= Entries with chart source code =
[start]
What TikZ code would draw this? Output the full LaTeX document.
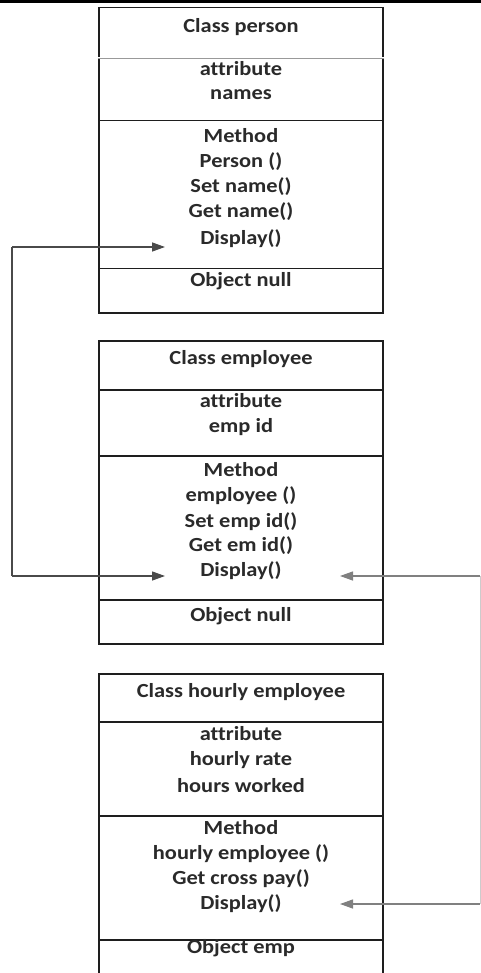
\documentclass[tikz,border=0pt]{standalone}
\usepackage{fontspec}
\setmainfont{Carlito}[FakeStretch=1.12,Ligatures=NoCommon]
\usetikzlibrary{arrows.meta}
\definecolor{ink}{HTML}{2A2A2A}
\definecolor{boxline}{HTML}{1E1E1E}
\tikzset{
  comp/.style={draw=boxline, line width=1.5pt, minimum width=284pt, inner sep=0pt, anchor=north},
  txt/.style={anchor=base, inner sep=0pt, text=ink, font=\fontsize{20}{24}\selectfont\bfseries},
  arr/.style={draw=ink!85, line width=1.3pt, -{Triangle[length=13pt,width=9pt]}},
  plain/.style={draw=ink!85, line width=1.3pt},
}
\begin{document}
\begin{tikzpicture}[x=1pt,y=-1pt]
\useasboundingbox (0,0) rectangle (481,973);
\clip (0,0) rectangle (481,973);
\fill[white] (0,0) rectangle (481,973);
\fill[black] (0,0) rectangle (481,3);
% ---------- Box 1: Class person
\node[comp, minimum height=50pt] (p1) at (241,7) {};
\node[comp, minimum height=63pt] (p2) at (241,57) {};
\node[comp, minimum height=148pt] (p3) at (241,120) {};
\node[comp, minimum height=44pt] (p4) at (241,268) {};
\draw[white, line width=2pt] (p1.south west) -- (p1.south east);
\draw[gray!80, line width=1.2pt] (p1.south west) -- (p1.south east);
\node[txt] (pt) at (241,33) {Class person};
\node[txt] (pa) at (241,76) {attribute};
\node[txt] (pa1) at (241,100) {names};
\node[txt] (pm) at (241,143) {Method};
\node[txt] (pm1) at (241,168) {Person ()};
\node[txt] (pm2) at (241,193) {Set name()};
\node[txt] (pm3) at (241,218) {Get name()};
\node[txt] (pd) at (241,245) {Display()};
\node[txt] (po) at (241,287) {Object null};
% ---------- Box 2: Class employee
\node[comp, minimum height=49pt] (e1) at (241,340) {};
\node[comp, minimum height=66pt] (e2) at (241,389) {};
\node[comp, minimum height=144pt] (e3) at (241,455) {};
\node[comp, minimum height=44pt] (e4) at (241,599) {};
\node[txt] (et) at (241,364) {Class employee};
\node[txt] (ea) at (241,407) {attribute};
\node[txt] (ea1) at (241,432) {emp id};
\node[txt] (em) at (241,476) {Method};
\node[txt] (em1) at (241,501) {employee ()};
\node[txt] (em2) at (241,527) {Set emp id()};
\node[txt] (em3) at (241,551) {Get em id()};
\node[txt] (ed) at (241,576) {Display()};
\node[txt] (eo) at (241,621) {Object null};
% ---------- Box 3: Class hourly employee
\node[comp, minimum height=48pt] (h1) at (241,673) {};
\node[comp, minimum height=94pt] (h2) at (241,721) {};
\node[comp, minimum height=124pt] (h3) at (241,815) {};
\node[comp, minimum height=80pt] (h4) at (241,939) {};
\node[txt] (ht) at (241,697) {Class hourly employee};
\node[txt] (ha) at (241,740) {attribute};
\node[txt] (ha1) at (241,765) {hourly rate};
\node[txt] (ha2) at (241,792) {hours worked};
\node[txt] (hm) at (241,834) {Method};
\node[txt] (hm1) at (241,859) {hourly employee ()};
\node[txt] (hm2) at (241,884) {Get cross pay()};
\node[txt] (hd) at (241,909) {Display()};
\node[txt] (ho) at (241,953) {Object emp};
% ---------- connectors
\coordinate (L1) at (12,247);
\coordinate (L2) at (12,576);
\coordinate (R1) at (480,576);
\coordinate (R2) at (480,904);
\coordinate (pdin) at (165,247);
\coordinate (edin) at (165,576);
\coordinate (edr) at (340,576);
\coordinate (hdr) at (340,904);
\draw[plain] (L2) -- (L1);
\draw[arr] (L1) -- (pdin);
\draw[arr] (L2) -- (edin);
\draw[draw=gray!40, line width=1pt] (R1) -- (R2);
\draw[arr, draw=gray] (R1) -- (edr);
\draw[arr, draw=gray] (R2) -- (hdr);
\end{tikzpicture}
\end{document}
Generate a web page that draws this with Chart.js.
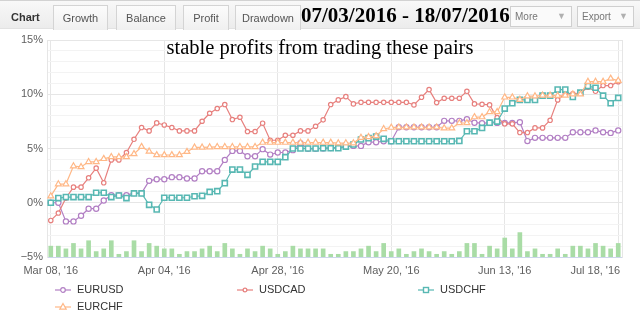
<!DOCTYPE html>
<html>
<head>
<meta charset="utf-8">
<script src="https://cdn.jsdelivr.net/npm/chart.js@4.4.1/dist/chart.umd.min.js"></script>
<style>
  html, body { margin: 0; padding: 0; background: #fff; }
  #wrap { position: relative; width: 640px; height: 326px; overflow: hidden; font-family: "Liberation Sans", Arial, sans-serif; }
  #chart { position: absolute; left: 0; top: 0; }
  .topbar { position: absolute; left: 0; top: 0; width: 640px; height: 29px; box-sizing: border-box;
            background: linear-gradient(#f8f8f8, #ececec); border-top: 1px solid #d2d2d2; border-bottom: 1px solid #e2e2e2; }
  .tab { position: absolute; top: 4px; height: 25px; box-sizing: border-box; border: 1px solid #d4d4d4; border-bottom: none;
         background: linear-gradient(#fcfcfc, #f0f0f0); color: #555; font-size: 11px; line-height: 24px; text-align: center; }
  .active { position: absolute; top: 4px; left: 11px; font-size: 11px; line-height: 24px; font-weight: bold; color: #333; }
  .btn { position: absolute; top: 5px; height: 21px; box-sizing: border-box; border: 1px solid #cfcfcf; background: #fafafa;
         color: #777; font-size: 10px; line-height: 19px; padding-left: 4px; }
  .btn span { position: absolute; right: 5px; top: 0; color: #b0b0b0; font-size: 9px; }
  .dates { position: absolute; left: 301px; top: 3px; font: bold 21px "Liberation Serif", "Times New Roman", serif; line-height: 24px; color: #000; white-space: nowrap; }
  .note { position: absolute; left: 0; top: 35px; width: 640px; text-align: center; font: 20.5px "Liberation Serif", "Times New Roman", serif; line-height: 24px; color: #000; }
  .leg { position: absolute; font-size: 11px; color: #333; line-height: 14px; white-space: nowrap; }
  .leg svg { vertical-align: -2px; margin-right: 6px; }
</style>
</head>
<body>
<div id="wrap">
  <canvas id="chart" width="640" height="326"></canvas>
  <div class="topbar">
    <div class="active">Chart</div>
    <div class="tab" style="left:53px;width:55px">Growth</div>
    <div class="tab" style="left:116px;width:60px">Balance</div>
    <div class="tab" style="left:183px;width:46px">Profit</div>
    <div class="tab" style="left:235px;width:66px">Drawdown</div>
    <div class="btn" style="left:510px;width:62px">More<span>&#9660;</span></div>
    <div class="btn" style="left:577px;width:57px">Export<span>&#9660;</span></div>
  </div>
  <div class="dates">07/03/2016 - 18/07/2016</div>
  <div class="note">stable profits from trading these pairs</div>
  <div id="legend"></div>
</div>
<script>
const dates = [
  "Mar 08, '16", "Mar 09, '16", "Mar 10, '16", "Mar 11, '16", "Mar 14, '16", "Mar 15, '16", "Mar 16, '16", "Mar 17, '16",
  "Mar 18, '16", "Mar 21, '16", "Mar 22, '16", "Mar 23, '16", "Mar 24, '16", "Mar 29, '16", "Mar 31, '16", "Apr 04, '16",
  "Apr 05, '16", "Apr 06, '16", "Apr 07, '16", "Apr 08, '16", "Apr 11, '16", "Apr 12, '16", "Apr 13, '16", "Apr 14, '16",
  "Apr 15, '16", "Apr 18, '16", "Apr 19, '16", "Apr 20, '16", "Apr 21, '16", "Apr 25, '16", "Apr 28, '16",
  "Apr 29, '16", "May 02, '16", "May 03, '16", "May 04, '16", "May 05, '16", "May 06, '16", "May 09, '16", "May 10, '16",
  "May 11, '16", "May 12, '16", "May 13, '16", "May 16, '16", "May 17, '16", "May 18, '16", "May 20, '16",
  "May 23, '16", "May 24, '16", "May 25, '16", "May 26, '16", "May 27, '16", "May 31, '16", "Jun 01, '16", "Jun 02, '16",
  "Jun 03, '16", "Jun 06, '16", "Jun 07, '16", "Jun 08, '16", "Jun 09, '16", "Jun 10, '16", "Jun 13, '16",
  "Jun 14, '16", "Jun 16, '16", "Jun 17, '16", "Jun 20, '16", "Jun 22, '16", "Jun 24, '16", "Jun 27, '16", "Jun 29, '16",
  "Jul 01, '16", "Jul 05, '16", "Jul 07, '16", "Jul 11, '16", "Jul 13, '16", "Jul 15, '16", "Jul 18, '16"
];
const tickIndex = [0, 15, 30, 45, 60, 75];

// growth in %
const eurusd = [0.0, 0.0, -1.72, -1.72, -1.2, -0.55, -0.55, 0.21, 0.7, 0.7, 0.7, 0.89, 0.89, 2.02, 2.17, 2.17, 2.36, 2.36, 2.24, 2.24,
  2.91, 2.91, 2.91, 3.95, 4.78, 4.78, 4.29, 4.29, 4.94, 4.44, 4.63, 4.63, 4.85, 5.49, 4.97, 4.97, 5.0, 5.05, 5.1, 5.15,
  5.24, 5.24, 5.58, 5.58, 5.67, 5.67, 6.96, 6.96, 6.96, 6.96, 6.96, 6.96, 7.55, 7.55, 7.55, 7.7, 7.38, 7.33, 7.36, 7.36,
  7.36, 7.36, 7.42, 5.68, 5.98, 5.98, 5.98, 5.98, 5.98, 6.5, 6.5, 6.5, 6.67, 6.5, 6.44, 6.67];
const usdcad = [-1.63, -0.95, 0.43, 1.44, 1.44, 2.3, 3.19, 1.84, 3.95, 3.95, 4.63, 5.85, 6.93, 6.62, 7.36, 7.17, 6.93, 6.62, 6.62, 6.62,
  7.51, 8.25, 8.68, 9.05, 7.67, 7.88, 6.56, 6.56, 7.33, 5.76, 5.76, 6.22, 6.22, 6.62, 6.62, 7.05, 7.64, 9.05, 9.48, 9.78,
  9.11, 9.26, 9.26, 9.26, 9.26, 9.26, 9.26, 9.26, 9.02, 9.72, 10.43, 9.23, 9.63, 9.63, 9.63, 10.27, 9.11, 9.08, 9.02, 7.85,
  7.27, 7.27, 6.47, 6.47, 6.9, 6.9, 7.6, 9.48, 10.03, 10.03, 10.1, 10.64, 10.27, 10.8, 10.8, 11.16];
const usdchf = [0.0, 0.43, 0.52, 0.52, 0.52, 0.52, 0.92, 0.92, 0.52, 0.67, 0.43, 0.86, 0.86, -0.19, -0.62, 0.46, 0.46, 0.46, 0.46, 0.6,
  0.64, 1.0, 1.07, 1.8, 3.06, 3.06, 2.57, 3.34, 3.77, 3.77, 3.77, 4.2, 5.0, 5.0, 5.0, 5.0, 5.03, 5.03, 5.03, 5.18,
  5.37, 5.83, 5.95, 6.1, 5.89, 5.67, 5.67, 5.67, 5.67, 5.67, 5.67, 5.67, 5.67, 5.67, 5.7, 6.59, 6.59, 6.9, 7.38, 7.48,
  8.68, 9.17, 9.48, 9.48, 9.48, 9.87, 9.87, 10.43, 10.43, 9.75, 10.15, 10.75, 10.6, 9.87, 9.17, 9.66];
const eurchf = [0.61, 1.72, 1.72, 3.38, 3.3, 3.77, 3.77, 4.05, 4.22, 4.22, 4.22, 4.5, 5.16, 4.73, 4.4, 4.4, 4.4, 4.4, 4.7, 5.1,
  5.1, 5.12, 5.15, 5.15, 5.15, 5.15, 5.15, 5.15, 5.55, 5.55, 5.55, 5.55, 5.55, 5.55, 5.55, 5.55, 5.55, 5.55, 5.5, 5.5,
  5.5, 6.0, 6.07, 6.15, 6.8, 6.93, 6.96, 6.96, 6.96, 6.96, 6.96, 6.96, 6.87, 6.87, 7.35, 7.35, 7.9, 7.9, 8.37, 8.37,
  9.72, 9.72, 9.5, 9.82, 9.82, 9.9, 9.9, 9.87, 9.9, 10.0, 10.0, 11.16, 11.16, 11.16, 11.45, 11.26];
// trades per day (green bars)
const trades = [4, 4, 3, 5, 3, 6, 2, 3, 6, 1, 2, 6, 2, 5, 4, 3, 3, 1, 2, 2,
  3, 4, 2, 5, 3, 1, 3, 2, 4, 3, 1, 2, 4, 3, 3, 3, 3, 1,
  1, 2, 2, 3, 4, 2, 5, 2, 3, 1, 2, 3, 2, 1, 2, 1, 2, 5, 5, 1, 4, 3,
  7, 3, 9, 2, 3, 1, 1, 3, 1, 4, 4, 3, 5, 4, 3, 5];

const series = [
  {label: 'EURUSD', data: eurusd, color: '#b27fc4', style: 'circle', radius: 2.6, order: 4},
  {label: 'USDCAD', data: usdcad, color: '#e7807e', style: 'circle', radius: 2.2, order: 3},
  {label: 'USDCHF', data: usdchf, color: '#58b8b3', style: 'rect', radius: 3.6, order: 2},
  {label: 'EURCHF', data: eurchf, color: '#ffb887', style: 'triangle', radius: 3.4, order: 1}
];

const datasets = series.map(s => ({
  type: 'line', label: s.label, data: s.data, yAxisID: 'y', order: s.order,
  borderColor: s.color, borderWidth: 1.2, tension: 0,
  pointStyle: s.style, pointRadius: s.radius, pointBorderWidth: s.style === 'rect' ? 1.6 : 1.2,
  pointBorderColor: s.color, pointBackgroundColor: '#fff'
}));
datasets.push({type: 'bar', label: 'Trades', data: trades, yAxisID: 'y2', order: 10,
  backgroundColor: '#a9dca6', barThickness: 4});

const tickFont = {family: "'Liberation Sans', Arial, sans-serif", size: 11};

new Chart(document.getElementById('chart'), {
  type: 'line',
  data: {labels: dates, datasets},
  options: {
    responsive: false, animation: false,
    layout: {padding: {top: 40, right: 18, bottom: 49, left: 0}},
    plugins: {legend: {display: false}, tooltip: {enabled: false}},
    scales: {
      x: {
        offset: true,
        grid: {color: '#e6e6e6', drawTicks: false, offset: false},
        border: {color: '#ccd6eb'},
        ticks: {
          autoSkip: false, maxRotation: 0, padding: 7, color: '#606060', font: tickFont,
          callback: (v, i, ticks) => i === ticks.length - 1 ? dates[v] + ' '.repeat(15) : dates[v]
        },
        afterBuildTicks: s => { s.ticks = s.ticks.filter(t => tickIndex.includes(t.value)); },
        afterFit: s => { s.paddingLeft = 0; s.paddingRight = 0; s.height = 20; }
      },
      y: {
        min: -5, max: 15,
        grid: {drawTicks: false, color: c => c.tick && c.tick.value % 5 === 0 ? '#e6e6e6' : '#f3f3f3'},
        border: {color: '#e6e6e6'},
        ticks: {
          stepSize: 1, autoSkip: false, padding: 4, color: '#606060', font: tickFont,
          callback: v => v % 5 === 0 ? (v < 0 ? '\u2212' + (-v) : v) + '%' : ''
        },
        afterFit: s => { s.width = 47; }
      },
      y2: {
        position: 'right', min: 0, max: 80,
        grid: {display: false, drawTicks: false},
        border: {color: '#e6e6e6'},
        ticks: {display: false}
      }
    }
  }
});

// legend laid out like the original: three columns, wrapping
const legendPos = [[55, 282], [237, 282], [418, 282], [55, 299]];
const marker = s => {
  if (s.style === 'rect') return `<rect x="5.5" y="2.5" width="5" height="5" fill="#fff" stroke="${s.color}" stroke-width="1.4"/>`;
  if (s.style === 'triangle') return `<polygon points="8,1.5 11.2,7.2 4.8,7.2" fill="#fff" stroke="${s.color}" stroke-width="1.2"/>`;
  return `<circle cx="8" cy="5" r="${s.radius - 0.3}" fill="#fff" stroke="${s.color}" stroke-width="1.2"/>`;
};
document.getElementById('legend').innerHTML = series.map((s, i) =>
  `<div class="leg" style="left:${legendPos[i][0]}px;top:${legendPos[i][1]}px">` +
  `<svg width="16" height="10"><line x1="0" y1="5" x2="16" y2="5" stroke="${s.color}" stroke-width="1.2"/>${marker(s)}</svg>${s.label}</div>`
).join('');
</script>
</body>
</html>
[end]
= The request =
Every line holding "this" should be copied out.

= Exercise answer =
What TikZ code would draw this? Output the full LaTeX document.
Generate a web page that draws this with Chart.js.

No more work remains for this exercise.